Get ready nay-sayers, I'm about to list a fairly obvious and predictable bunch of cities for this list of winter travel destinations. There's a great reason for my lack of originality; these cities are extremely well equipped to deal with snowy winter weather and to keep the mind and body warm with great choices for accommodation and things to do. Take your pick...
One of the world's most expensive cities, Oslo, is arguably also the world's best winter city with a ski park 30 minutes away from the centre of town, a 2km long toboggan run reachable by metro and several large skating rinks scattered across the city. Oslo Gardermoen Airport is also home to the world's best snow removal team so snowfall won't interfere with your arrival or departure.
While Oslo's skyline is changing rapidly, there are parts of Stockholm that feel like they are frozen in time, almost literally after a layer of snow has covered Gamla Stan. Wind your way down narrow alleyways and take a walk along the Riddarfjärden's river edge to see the city at its prettiest in winter.

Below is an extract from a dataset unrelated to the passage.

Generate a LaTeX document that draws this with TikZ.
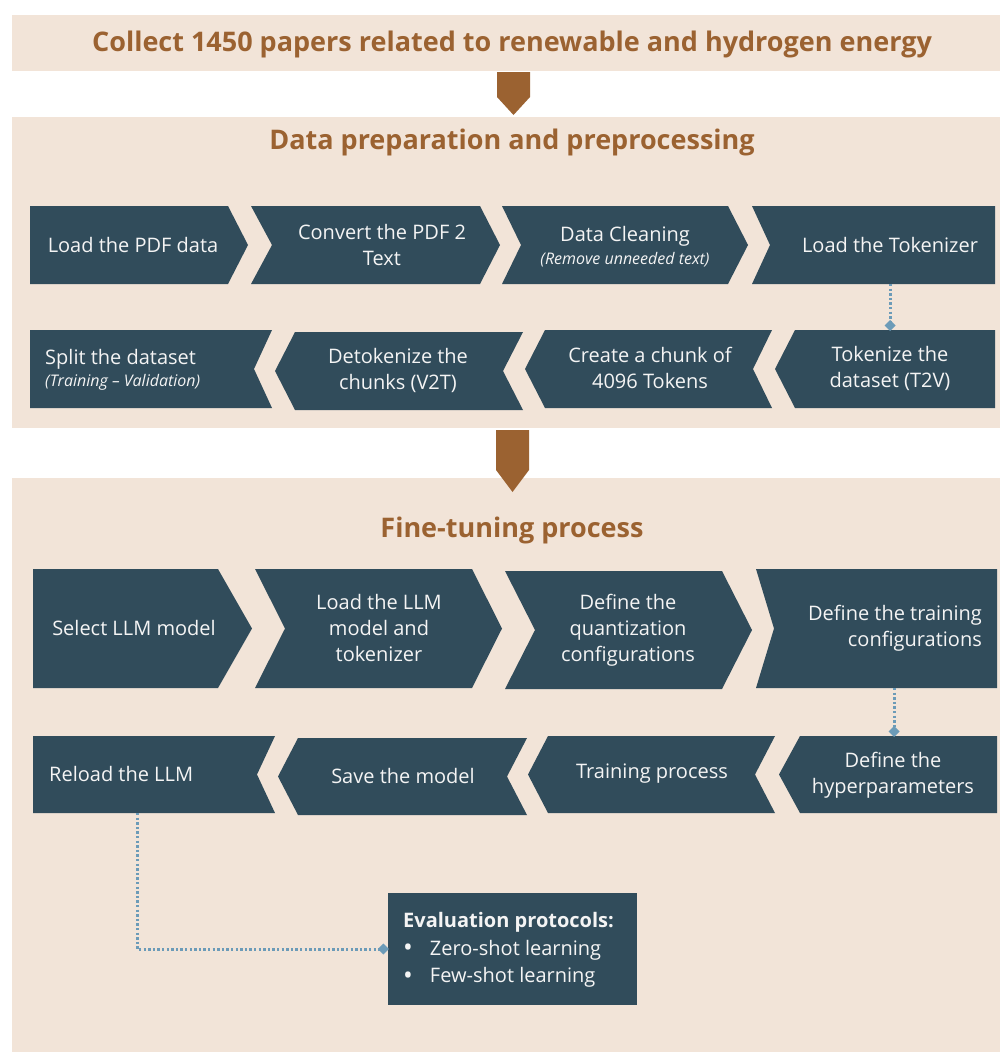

Of course, leave plenty of time for some shopping in Drottninggatan and look forward to warming up with a hearty portion of Swedish meatballs or, my favourite even though it's served cold, gravlax.
Another Nordic European city undeterred by snowfall or below-freezing temperatures, Helsinki is surprisingly easy to navigate by foot thanks to a well-orchestrated grit laying operation. The seafront by the famous Kauppatori markethall will almost certainly be frozen in winter and you may be lucky enough to see boats break through the ice. Of course the only way to warm up is with a Finnish institution, a sauna. However, if getting naked in public puts you off you could even stay in an apartment with its own private sauna as is very common in Helsinki.
Stepping outside of Nordic Europe, Bruges is a beautiful place no matter the weather, but there's something very special about this medieval town in winter months. The trees are skeletal, the canals shimmer in the winter sun and the view from the top of the Belfry Tower is the stuff of fairy tales. And if that's not enough to warm your soul try one of the local beers or a hot chocolate, two glug-worthy liquids Bruges is a world leader in brewing.
If you want the best of both - winter scenes but protection from winter winds - Montreal is the place for you thanks to its underground city, which comprises of more than twenty miles of tunnels beneath downtown Montreal. Not only does it make travel around the city easier and warmer in winter months, it's a fairly unique experience in itself. Down there you can find hundreds of shops, numerous businesses and offices and a wide range of public services including university buildings, banks, fire stations and post offices. And if you stay in the right apartment you may never have to venture outside during your stay, though of course I recommend you do; the historic old town is breathtaking in winter.
Across the icy waters from Helsinki, Talinn is just as well prepared for winter as its neighbours. With a small-town feel but big city pride, Talinn is packed full of cosy cafes, historic landmarks and lots to see and do. There's also a skating rink just outside the striking St. Nicholas Church and a cross-country ski route along the Pririta Health Track in for those wanting a bit more exercise. Stay somewhere central so you can have the medieval old town, a UNESCO World Heritage Site, on your doorstep.
It's unlikely that this year's mild temperatures in western Europe are going to mean Amsterdam's canals freeze over this winter - something locals like so they can ice skate on them - though there are temporary rinks across the city. One such is in Museumplein, an area swarming with museums in the brisk air. This area has been getting a lot of attention as 2013 saw the Stedelijk and Rijksmuseum re-open. Aside from museums, Amsterdam is also well worth visiting in winter because the city only sees a fraction of the tourists it gets in summer. Also, don't underestimate how quickly Dutch food can warm you up if the weather does turn nippy.
Small in size but big in personality, Reykjavik is your launchpad across the rest of Iceland, a country that I hopefully don't need to say can cope reasonably well with extreme weather. In addition to being brimming with culture, history and coffee shops, Reykjavik is less than an hour's drive from one of Iceland's ski resorts. Also don't forget that this geothermal powered island has some of Europe's best hot springs and spas, with the famous Blue Lagoon a short drive from downtown Reykjavik.
With temperatures hovering around freezing, snowfall is very possible in Kyoto during winter, meaning nearby imperial palaces and gardens famous for providing scenic spring and autumn photos also deliver winter wonderland a la carte. But there's more to Kyoto in winter. The streets are quieter, but transport still runs like Japanese digital clockwork; and museums, restaurants and other sights are open and eager for your business. Stay in a centrally-located apartment to take full advantage.
Of course I had to end how I started; in Scandinavia. But once you've seen colourful Nyhavn under a dusting of snow, you'll understand why. Watch how the locals keep cycling through the snow and celebrate the season at Wondercool, the city's winter festival. A great city for kids at any time of year, there's still plenty to do on a winter's day in Copenhagen at the Bella Center convention which hosts a special winter event for tots (and us older kids too), Lego World.
Okay I think I've covered a bunch there. Now after all that frosty city visiting I'm going to go find myself some churros and hot chocolate.